** Begin Dataset entries **

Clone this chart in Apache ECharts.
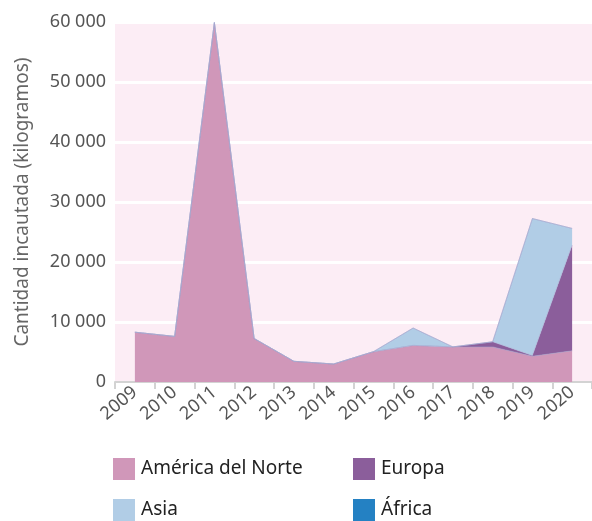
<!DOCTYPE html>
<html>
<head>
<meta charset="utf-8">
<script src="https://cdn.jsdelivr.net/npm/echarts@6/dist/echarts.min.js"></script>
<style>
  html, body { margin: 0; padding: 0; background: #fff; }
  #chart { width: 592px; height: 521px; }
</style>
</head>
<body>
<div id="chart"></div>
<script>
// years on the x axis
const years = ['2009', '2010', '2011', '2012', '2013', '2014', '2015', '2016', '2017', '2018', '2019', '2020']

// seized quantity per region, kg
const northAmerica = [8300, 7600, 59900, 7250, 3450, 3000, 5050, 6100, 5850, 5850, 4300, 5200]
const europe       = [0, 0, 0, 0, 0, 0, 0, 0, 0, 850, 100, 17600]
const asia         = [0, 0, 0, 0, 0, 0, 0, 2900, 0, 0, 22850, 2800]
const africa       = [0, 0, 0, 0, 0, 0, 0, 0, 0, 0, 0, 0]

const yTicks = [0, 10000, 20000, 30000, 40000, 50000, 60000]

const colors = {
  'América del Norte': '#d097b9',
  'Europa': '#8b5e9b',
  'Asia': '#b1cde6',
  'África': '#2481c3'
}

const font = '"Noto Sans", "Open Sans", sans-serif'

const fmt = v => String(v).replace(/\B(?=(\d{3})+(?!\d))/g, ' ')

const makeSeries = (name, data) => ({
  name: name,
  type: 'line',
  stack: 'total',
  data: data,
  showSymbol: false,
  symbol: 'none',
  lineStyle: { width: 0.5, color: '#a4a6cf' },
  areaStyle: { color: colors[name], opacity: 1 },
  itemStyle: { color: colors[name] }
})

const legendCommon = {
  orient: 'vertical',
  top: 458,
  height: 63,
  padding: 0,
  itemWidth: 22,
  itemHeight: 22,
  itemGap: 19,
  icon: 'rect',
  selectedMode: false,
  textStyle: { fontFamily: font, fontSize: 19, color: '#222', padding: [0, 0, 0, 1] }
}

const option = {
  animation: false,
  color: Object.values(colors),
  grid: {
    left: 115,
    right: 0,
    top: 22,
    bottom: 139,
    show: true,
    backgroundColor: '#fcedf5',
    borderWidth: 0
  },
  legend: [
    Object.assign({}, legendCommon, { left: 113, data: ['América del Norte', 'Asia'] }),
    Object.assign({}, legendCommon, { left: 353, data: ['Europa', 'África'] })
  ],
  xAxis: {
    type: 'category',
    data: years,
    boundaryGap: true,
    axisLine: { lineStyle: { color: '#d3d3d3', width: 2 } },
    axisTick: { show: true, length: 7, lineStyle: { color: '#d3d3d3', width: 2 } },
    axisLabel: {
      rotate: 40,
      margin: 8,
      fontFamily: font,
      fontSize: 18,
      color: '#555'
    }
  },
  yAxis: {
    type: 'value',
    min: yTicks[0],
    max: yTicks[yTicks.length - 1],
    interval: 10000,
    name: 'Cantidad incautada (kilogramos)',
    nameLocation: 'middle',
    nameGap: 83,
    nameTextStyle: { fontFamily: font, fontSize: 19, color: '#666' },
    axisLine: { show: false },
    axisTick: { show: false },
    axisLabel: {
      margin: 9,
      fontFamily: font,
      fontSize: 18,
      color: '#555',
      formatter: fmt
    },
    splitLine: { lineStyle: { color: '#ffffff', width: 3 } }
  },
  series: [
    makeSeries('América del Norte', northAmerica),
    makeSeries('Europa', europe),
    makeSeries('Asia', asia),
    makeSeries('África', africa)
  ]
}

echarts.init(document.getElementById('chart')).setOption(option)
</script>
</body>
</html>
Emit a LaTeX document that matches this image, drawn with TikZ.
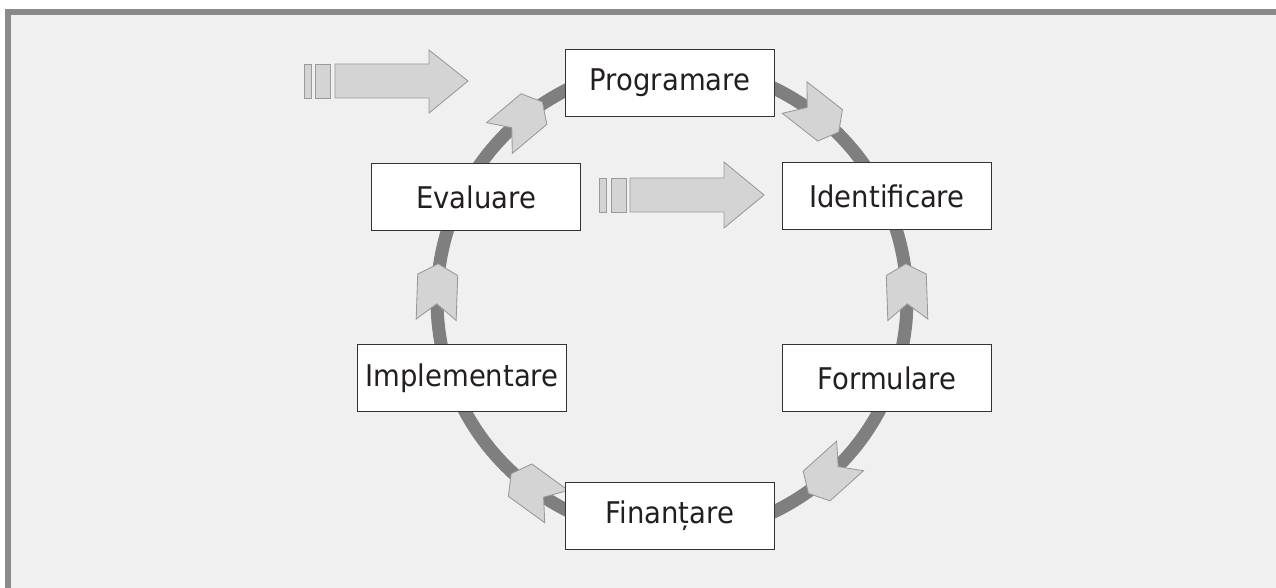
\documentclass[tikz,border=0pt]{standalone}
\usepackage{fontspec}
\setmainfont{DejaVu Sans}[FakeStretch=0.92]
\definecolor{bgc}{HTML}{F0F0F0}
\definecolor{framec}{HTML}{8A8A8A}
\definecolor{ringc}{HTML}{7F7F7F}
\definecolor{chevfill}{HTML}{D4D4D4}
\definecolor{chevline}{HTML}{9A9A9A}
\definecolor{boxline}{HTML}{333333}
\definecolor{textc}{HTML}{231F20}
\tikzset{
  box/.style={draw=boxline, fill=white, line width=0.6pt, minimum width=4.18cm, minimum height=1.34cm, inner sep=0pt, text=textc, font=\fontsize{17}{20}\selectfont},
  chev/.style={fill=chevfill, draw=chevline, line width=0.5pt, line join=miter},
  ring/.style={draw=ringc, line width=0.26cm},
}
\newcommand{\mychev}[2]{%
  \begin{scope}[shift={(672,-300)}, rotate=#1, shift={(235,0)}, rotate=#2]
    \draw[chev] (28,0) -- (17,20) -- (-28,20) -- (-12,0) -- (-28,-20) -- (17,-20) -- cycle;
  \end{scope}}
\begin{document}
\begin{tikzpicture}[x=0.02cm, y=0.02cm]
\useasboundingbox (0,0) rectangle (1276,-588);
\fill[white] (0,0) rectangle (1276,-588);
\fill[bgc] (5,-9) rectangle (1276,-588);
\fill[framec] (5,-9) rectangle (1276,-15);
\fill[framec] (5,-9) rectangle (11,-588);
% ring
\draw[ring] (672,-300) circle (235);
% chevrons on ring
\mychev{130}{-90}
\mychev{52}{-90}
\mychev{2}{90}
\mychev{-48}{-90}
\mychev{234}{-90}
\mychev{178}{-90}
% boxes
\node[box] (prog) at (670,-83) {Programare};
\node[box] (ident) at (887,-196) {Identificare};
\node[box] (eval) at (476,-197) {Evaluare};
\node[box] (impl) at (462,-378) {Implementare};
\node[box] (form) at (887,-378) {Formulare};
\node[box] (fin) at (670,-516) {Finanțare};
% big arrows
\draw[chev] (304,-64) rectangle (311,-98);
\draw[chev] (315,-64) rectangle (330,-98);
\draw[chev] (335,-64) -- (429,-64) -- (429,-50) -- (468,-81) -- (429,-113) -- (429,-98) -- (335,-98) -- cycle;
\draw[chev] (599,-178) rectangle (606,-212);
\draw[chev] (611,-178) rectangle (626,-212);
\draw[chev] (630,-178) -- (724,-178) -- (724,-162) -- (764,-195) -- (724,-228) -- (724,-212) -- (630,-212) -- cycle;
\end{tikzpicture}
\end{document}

** End Dataset entries **

=== What is asked ===
Go through the material above and print all of it exactly, except the pictures.

=== Response below ===
Clone this chart in Apache ECharts.
<!DOCTYPE html>
<html>
<head>
<meta charset="utf-8">
<script src="https://cdn.jsdelivr.net/npm/echarts@6/dist/echarts.min.js"></script>
<style>
  html, body { margin: 0; padding: 0; background: #fff; }
  #chart { width: 592px; height: 521px; }
</style>
</head>
<body>
<div id="chart"></div>
<script>
// years on the x axis
const years = ['2009', '2010', '2011', '2012', '2013', '2014', '2015', '2016', '2017', '2018', '2019', '2020']

// seized quantity per region, kg
const northAmerica = [8300, 7600, 59900, 7250, 3450, 3000, 5050, 6100, 5850, 5850, 4300, 5200]
const europe       = [0, 0, 0, 0, 0, 0, 0, 0, 0, 850, 100, 17600]
const asia         = [0, 0, 0, 0, 0, 0, 0, 2900, 0, 0, 22850, 2800]
const africa       = [0, 0, 0, 0, 0, 0, 0, 0, 0, 0, 0, 0]

const yTicks = [0, 10000, 20000, 30000, 40000, 50000, 60000]

const colors = {
  'América del Norte': '#d097b9',
  'Europa': '#8b5e9b',
  'Asia': '#b1cde6',
  'África': '#2481c3'
}

const font = '"Noto Sans", "Open Sans", sans-serif'

const fmt = v => String(v).replace(/\B(?=(\d{3})+(?!\d))/g, ' ')

const makeSeries = (name, data) => ({
  name: name,
  type: 'line',
  stack: 'total',
  data: data,
  showSymbol: false,
  symbol: 'none',
  lineStyle: { width: 0.5, color: '#a4a6cf' },
  areaStyle: { color: colors[name], opacity: 1 },
  itemStyle: { color: colors[name] }
})

const legendCommon = {
  orient: 'vertical',
  top: 458,
  height: 63,
  padding: 0,
  itemWidth: 22,
  itemHeight: 22,
  itemGap: 19,
  icon: 'rect',
  selectedMode: false,
  textStyle: { fontFamily: font, fontSize: 19, color: '#222', padding: [0, 0, 0, 1] }
}

const option = {
  animation: false,
  color: Object.values(colors),
  grid: {
    left: 115,
    right: 0,
    top: 22,
    bottom: 139,
    show: true,
    backgroundColor: '#fcedf5',
    borderWidth: 0
  },
  legend: [
    Object.assign({}, legendCommon, { left: 113, data: ['América del Norte', 'Asia'] }),
    Object.assign({}, legendCommon, { left: 353, data: ['Europa', 'África'] })
  ],
  xAxis: {
    type: 'category',
    data: years,
    boundaryGap: true,
    axisLine: { lineStyle: { color: '#d3d3d3', width: 2 } },
    axisTick: { show: true, length: 7, lineStyle: { color: '#d3d3d3', width: 2 } },
    axisLabel: {
      rotate: 40,
      margin: 8,
      fontFamily: font,
      fontSize: 18,
      color: '#555'
    }
  },
  yAxis: {
    type: 'value',
    min: yTicks[0],
    max: yTicks[yTicks.length - 1],
    interval: 10000,
    name: 'Cantidad incautada (kilogramos)',
    nameLocation: 'middle',
    nameGap: 83,
    nameTextStyle: { fontFamily: font, fontSize: 19, color: '#666' },
    axisLine: { show: false },
    axisTick: { show: false },
    axisLabel: {
      margin: 9,
      fontFamily: font,
      fontSize: 18,
      color: '#555',
      formatter: fmt
    },
    splitLine: { lineStyle: { color: '#ffffff', width: 3 } }
  },
  series: [
    makeSeries('América del Norte', northAmerica),
    makeSeries('Europa', europe),
    makeSeries('Asia', asia),
    makeSeries('África', africa)
  ]
}

echarts.init(document.getElementById('chart')).setOption(option)
</script>
</body>
</html>
Emit a LaTeX document that matches this image, drawn with TikZ.
\documentclass[tikz,border=0pt]{standalone}
\usepackage{fontspec}
\setmainfont{DejaVu Sans}[FakeStretch=0.92]
\definecolor{bgc}{HTML}{F0F0F0}
\definecolor{framec}{HTML}{8A8A8A}
\definecolor{ringc}{HTML}{7F7F7F}
\definecolor{chevfill}{HTML}{D4D4D4}
\definecolor{chevline}{HTML}{9A9A9A}
\definecolor{boxline}{HTML}{333333}
\definecolor{textc}{HTML}{231F20}
\tikzset{
  box/.style={draw=boxline, fill=white, line width=0.6pt, minimum width=4.18cm, minimum height=1.34cm, inner sep=0pt, text=textc, font=\fontsize{17}{20}\selectfont},
  chev/.style={fill=chevfill, draw=chevline, line width=0.5pt, line join=miter},
  ring/.style={draw=ringc, line width=0.26cm},
}
\newcommand{\mychev}[2]{%
  \begin{scope}[shift={(672,-300)}, rotate=#1, shift={(235,0)}, rotate=#2]
    \draw[chev] (28,0) -- (17,20) -- (-28,20) -- (-12,0) -- (-28,-20) -- (17,-20) -- cycle;
  \end{scope}}
\begin{document}
\begin{tikzpicture}[x=0.02cm, y=0.02cm]
\useasboundingbox (0,0) rectangle (1276,-588);
\fill[white] (0,0) rectangle (1276,-588);
\fill[bgc] (5,-9) rectangle (1276,-588);
\fill[framec] (5,-9) rectangle (1276,-15);
\fill[framec] (5,-9) rectangle (11,-588);
% ring
\draw[ring] (672,-300) circle (235);
% chevrons on ring
\mychev{130}{-90}
\mychev{52}{-90}
\mychev{2}{90}
\mychev{-48}{-90}
\mychev{234}{-90}
\mychev{178}{-90}
% boxes
\node[box] (prog) at (670,-83) {Programare};
\node[box] (ident) at (887,-196) {Identificare};
\node[box] (eval) at (476,-197) {Evaluare};
\node[box] (impl) at (462,-378) {Implementare};
\node[box] (form) at (887,-378) {Formulare};
\node[box] (fin) at (670,-516) {Finanțare};
% big arrows
\draw[chev] (304,-64) rectangle (311,-98);
\draw[chev] (315,-64) rectangle (330,-98);
\draw[chev] (335,-64) -- (429,-64) -- (429,-50) -- (468,-81) -- (429,-113) -- (429,-98) -- (335,-98) -- cycle;
\draw[chev] (599,-178) rectangle (606,-212);
\draw[chev] (611,-178) rectangle (626,-212);
\draw[chev] (630,-178) -- (724,-178) -- (724,-162) -- (764,-195) -- (724,-228) -- (724,-212) -- (630,-212) -- cycle;
\end{tikzpicture}
\end{document}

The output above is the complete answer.